Schröder ist nicht an allem schuld
: KOMMENTAR VON BETTINA GAUS

Die gestrige Erklärung von Gerhard Schröder beweist: Im Kanzleramt und in der SPD-Zentrale herrscht Panik. Seine Erklärung erklärt nämlich gar nichts. Wenn sie überhaupt etwas stiften kann, dann allenfalls zusätzliche Verwirrung. Das war ja aber wohl nicht Sinn der Sache. Wessen Schuld ist das? Und woran liegt es? Zur Erinnerung: Die Ankündigung vorgezogener Neuwahlen wurde zunächst von allen politischen Lagern erleichtert begrüßt. Es herrschte Übereinstimmung darüber, dass die Lähmung aller Institutionen nicht im Interesse des Landes liegt. Ist diese Ansicht falsch, nur weil die SPD sich gerade selbst zerlegt?

 In ersten Reaktionen wurde Schröders Schritt als „mutig“ bezeichnet. Im Erfolgsfall wird Mut honoriert. Im Falle einer Niederlage fallen den Leuten plötzlich andere Begriffe dafür ein. Tollkühnheit beispielsweise oder Zockermentalität oder Leichtsinn. Wer aus scheinbar aussichtsloser Lage heraus einen Befreiungsschlag wagt, weiß niemals, ob er gewinnen wird. Wäre es anders, dann handelte es sich weniger um einen Befreiungsschlag, als um eine klug geplante Strategie. So hat nun wirklich niemand die Ankündigung interpretiert, vorzeitig Neuwahlen herbeiführen zu wollen. Sondern eben als mutig.
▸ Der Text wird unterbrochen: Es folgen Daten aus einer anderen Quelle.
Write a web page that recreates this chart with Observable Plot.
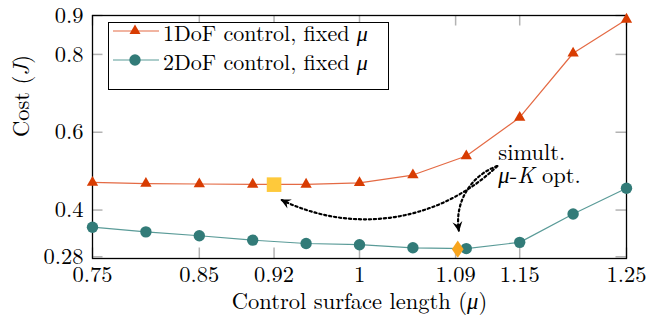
<!DOCTYPE html>
<html><head><meta charset="utf-8">
<script src="https://cdn.jsdelivr.net/npm/d3@7"></script>
<script src="https://cdn.jsdelivr.net/npm/@observablehq/plot@0.6"></script>
<style>
body{margin:0;background:#fff;}
#chart{position:relative;width:665px;height:325px;font-family:'Latin Modern Roman','Liberation Serif',serif;}
#legend{position:absolute;left:108px;top:22px;width:281px;height:68px;box-sizing:border-box;border:1.3px solid #000;background:#fff;font-size:22px;}
.row{position:absolute;left:0;height:28px;width:100%;}
.row svg{position:absolute;left:3px;top:0;}
.row span{position:absolute;left:54px;top:1px;white-space:nowrap;line-height:24px;}
</style></head><body><div id="chart"></div>
<script>
// ---- data ----
const mu = [0.75, 0.8, 0.85, 0.9, 0.95, 1.0, 1.05, 1.1, 1.15, 1.2, 1.25];
const cost1DoF = [0.471, 0.468, 0.467, 0.466, 0.466, 0.470, 0.490, 0.539, 0.638, 0.803, 0.890];
const cost2DoF = [0.356, 0.344, 0.334, 0.3226, 0.314, 0.311, 0.303, 0.301, 0.317, 0.390, 0.456];
const opt1DoF = {mu: 0.92, cost: 0.4653};
const opt2DoF = {mu: 1.092, cost: 0.2995};
const xTicks = [0.75, 0.85, 0.92, 1, 1.09, 1.15, 1.25];
const yTicks = [0.28, 0.4, 0.6, 0.8, 0.9];
const seriesNames = ["1DoF control, fixed $μ$", "2DoF control, fixed $μ$"];
const annotationLines = ["simult.", "$μ$-$K$ opt."];
const annotationX = [1.13, 1.13];
const annotationY = [0.5476, 0.4877];
const arrowStart = {x: 1.129, y: 0.513};
const arrowEnds = [{x: 0.927, y: 0.426, bend: 35}, {x: 1.093, y: 0.347, bend: -40}];
const xLabel = "Control surface length ($μ$)";
const yLabel = "Cost ($J$)";

const FONT = "'Latin Modern Roman','Liberation Serif',serif";
const FS = 22.5;
const red = "#d83c02", redLine = "#e46a44";
const teal = "#327b78", tealLine = "#5a9b98";
const sq = "#fec93b", dia = "#f8a51e";

const rows1 = mu.map((m, i) => ({mu: m, cost: cost1DoF[i]}));
const rows2 = mu.map((m, i) => ({mu: m, cost: cost2DoF[i]}));
const ann = annotationLines.map((t, i) => ({t, x: annotationX[i], y: annotationY[i]}));
const arrows = arrowEnds.map(e => ({x1: arrowStart.x, y1: arrowStart.y, x2: e.x, y2: e.y, bend: e.bend}));

const diamondSym = {draw(c){ c.moveTo(0,-8.7); c.lineTo(5.9,0); c.lineTo(0,8.7); c.lineTo(-5.9,0); c.closePath(); }};
const squareSym = {draw(c){ c.rect(-7.3,-7.3,14.6,14.6); }};
const headSym = {draw(c){ c.moveTo(1,0); c.lineTo(-9,-5); c.lineTo(-5.5,0); c.lineTo(-9,5); c.closePath(); }};

const W = 665, H = 325, mL = 92, mR = 39, mT = 15, mB = 67;
const iw = W - mL - mR, ih = H - mT - mB;
const tickLen = 10.5;

function build(heads) {
  return Plot.plot({
    width: W, height: H, marginLeft: mL, marginRight: mR, marginTop: mT, marginBottom: mB,
    style: {fontSize: FS + "px", background: "transparent", color: "#000"},
    x: {domain: [0.75, 1.25]},
    y: {domain: [0.2755, 0.9]},
    marks: [
      Plot.ruleX(xTicks, {x: d => d, insetTop: ih - tickLen, stroke: "#b3b3b3", strokeWidth: 1.5}),
      Plot.ruleX(xTicks, {x: d => d, insetBottom: ih - tickLen, stroke: "#b3b3b3", strokeWidth: 1.5}),
      Plot.ruleY(yTicks, {y: d => d, insetRight: iw - tickLen, stroke: "#b3b3b3", strokeWidth: 1.5}),
      Plot.ruleY(yTicks, {y: d => d, insetLeft: iw - tickLen, stroke: "#b3b3b3", strokeWidth: 1.5}),
      Plot.frame({stroke: "#000", strokeWidth: 1.3}),
      Plot.axisX({ticks: xTicks, tickSize: 0, tickPadding: 8, tickFormat: d => String(d), label: null, fontSize: FS}),
      Plot.axisY({ticks: yTicks, tickSize: 0, tickPadding: 9, tickFormat: d => String(d), label: null, fontSize: FS}),
      Plot.text([xLabel], {frameAnchor: "bottom", dy: 50, fontSize: FS}),
      Plot.text([yLabel], {frameAnchor: "left", dx: -71, rotate: -90, fontSize: FS}),
      Plot.line(rows1, {x: "mu", y: "cost", stroke: redLine, strokeWidth: 1.2}),
      Plot.line(rows2, {x: "mu", y: "cost", stroke: tealLine, strokeWidth: 1.2}),
      Plot.dot(rows1, {x: "mu", y: "cost", symbol: "triangle", r: 4.2, fill: red, stroke: null}),
      Plot.dot(rows2, {x: "mu", y: "cost", r: 5.7, fill: teal, stroke: null}),
      Plot.dot([opt1DoF], {x: "mu", y: "cost", symbol: squareSym, fill: sq, stroke: null}),
      Plot.dot([opt2DoF], {x: "mu", y: "cost", symbol: diamondSym, fill: dia, stroke: null}),
      ...arrows.map(a => Plot.arrow([a], {x1: "x1", y1: "y1", x2: "x2", y2: "y2", bend: a.bend, headLength: 0, stroke: "#000", strokeWidth: 2.2, strokeDasharray: "2.2,2.8"})),
      heads ? Plot.dot(heads, {x: "x", y: "y", symbol: headSym, rotate: "rot", fill: "#000", stroke: null}) : null,
      Plot.text(ann, {x: "x", y: "y", text: "t", textAnchor: "start", fontSize: FS})
    ]
  });
}

const pre = build(null);
const sx = pre.scale("x"), sy = pre.scale("y");
const heads = arrows.map(a => {
  const px1 = sx.apply(a.x1), py1 = sy.apply(a.y1), px2 = sx.apply(a.x2), py2 = sy.apply(a.y2);
  const chord = Math.atan2(py2 - py1, px2 - px1) * 180 / Math.PI;
  return {x: a.x2, y: a.y2, rot: chord + a.bend};
});
const fig = build(heads);
fig.setAttribute("font-family", FONT);
fig.style.fontFamily = FONT;

function richify(node) {
  d3.select(node).selectAll("text").each(function() {
    this.setAttribute("font-family", FONT);
    this.style.fontFamily = FONT;
    const s = this.textContent;
    if (!s.includes("$")) return;
    const el = d3.select(this);
    el.selectAll("*").remove();
    el.text(null);
    s.split("$").forEach((part, i) => {
      if (!part) return;
      const t = el.append("tspan").text(part);
      if (i % 2) t.attr("font-style", "italic");
    });
  });
}
richify(fig);

const chart = document.getElementById("chart");
chart.appendChild(fig);

// legend
const legend = document.createElement("div");
legend.id = "legend";
legend.style.fontFamily = FONT;
const markers = [
  `<polygon points="23,5.5 28.5,15 17.5,15" fill="${red}"/>`,
  `<circle cx="23" cy="12" r="5.7" fill="${teal}"/>`
];
const lineCols = [redLine, tealLine];
const rowTops = [8, 37];
seriesNames.forEach((name, i) => {
  const row = document.createElement("div");
  row.className = "row";
  row.style.top = (rowTops[i] - 12) + "px";
  const html = name.split("$").map((p, k) => k % 2 ? `<i>${p}</i>` : p).join("");
  row.innerHTML = `<svg width="50" height="24"><line x1="1" y1="12" x2="47" y2="12" stroke="${lineCols[i]}" stroke-width="1.2"/>${markers[i]}</svg><span>${html}</span>`;
  legend.appendChild(row);
});
chart.appendChild(legend);
</script></body></html>
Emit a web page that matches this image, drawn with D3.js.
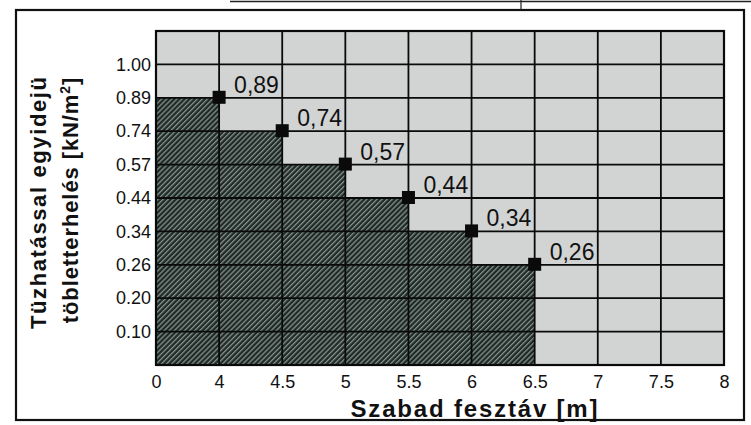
<!DOCTYPE html>
<html><head><meta charset="utf-8">
<script src="https://cdn.jsdelivr.net/npm/d3@7"></script>
<style>body{margin:0;background:#fff}svg{display:block}</style>
</head><body>
<svg id="c" width="751" height="425"></svg>
<script>
// ---- data ----
const xTicks = [0, 4, 4.5, 5, 5.5, 6, 6.5, 7, 7.5, 8];
const xTickLabels = ["0", "4", "4.5", "5", "5.5", "6", "6.5", "7", "7.5", "8"];
const yTicks = [0.10, 0.20, 0.26, 0.34, 0.44, 0.57, 0.74, 0.89, 1.00];
const yTickLabels = ["0.10", "0.20", "0.26", "0.34", "0.44", "0.57", "0.74", "0.89", "1.00"];
const spans = [4, 4.5, 5, 5.5, 6, 6.5];
const loads = [0.89, 0.74, 0.57, 0.44, 0.34, 0.26];
const loadLabels = ["0,89", "0,74", "0,57", "0,44", "0,34", "0,26"];
const xTitle = "Szabad fesztáv [m]";
const yTitle1 = "Tüzhatással egyidejü";
const yTitle2 = "töbletterhelés [kN/m";

const svg = d3.select("#c");
const L = 156, R = 724, T = 31, B = 365;
const font = "Liberation Sans, Arial, sans-serif";

// evenly spaced piecewise scales
const xScale = d3.scaleLinear()
  .domain(xTicks)
  .range(xTicks.map((d, i) => L + i * (R - L) / (xTicks.length - 1)));
const yDom = [0].concat(yTicks).concat([1.11]);
const yScale = d3.scaleLinear()
  .domain(yDom)
  .range(yDom.map((d, i) => B - i * (B - T) / (yDom.length - 1)));

// outer frame
svg.append("rect").attr("x", 16).attr("y", 10).attr("width", 728).attr("height", 410)
  .attr("fill", "none").attr("stroke", "#111").attr("stroke-width", 2.2);
svg.append("line").attr("x1", 230).attr("x2", 751).attr("y1", 1.5).attr("y2", 1.5)
  .attr("stroke", "#222").attr("stroke-width", 1.5);
svg.append("line").attr("x1", 521).attr("x2", 521).attr("y1", 0).attr("y2", 10)
  .attr("stroke", "#222").attr("stroke-width", 1.2);

// pattern
const defs = svg.append("defs");
const pat = defs.append("pattern").attr("id", "hatch").attr("patternUnits", "userSpaceOnUse")
  .attr("width", 3.6).attr("height", 3.6).attr("patternTransform", "rotate(45)");
pat.append("rect").attr("width", 3.6).attr("height", 3.6).attr("fill", "#1d2925");
pat.append("rect").attr("width", 1.3).attr("height", 3.6).attr("fill", "#87918d");

// plot background
svg.append("rect").attr("x", L).attr("y", T).attr("width", R - L).attr("height", B - T)
  .attr("fill", "#d2d4d4");

// step area
const pts = [{x: 0, y: loads[0]}].concat(spans.map((s, i) => ({x: s, y: loads[i]})));
const area = d3.area().curve(d3.curveStepBefore)
  .x(d => xScale(d.x)).y0(B).y1(d => yScale(d.y));
svg.append("path").datum(pts).attr("d", area).attr("fill", "url(#hatch)");

// grid
const g = svg.append("g").attr("stroke", "#0a0a0a").attr("stroke-width", 1.8);
xTicks.forEach(v => g.append("line").attr("x1", xScale(v)).attr("x2", xScale(v))
  .attr("y1", T).attr("y2", B));
yTicks.forEach(v => g.append("line").attr("x1", L).attr("x2", R)
  .attr("y1", yScale(v)).attr("y2", yScale(v)));
svg.append("rect").attr("x", L).attr("y", T).attr("width", R - L).attr("height", B - T)
  .attr("fill", "none").attr("stroke", "#0a0a0a").attr("stroke-width", 2.2);

// axes labels via d3 axes
const xAxis = d3.axisBottom(xScale).tickValues(xTicks)
  .tickFormat((d, i) => xTickLabels[i]).tickSize(0).tickPadding(10);
svg.append("g").attr("transform", `translate(0,${B})`).call(xAxis)
  .call(s => s.select(".domain").remove())
  .selectAll("text").attr("font-family", font).attr("font-size", 18).attr("fill", "#111");
const yAxis = d3.axisLeft(yScale).tickValues(yTicks)
  .tickFormat((d, i) => yTickLabels[i]).tickSize(0).tickPadding(5);
svg.append("g").attr("transform", `translate(${L},0)`).call(yAxis)
  .call(s => s.select(".domain").remove())
  .selectAll("text").attr("font-family", font).attr("font-size", 18).attr("fill", "#111");

// markers & labels
spans.forEach((s, i) => {
  const cx = xScale(s), cy = yScale(loads[i]);
  svg.append("rect").attr("x", cx - 6.5).attr("y", cy - 7).attr("width", 13).attr("height", 13)
    .attr("fill", "#0a0a0a");
  svg.append("text").attr("x", cx + 15).attr("y", cy - 5)
    .attr("font-family", font).attr("font-size", 23).attr("fill", "#111").text(loadLabels[i]);
});

// titles
svg.append("text").attr("x", 474).attr("y", 417).attr("text-anchor", "middle")
  .attr("font-family", font).attr("font-weight", "bold").attr("font-size", 24)
  .attr("textLength", 247).attr("lengthAdjust", "spacing")
  .attr("fill", "#111").text(xTitle);
svg.append("text").attr("transform", `translate(46,203) rotate(-90)`).attr("text-anchor", "middle")
  .attr("font-family", font).attr("font-weight", "bold").attr("font-size", 22)
  .attr("textLength", 252).attr("lengthAdjust", "spacing")
  .attr("fill", "#111").text(yTitle1);
const t2 = svg.append("text").attr("transform", `translate(78,200) rotate(-90)`).attr("text-anchor", "middle")
  .attr("font-family", font).attr("font-weight", "bold").attr("font-size", 22)
  .attr("letter-spacing", 0.9).attr("fill", "#111");
t2.append("tspan").text(yTitle2);
t2.append("tspan").attr("dy", -8).attr("font-size", 14).text("2");
t2.append("tspan").attr("dy", 8).text("]");
</script>
</body></html>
 Derzeit sieht es so aus, als ob sich Gerhard Schröder und der SPD-Vorsitzende Franz Müntefering verkalkuliert hätten. Mit einigem Aufruhr dürften sie gerechnet haben. Auch mit einem – begrenzten – Autoritätsverlust. Aber wohl doch nicht mit einem derart zerstörerischen Auflösungsprozess, wie ihn die SPD derzeit vorführt. Und auch nicht damit, dass nun fast jeder nur noch auf eigene Rechnung kämpft.

 Muss Schröder deshalb zurücktreten? Wahr ist: Es ist schwer vorstellbar, wie die SPD vor diesem Hintergrund noch mit ihm und Müntefering in den Wahlkampf ziehen will. Wahr ist aber auch: Jeder Wahlkampf ist halsbrecherisch, der gegen einen amtierenden Kanzler aus den eigenen Reihen geführt wird. Man kann Schröder viel vorwerfen. Aber es ist nicht seine Schuld, dass die SPD sich nun in diesem Dilemma befindet. Es ist die Schuld derer, die jetzt Rechnungen beglichen sehen wollen, die sie noch vor kurzem nicht einmal zu stellen wagten.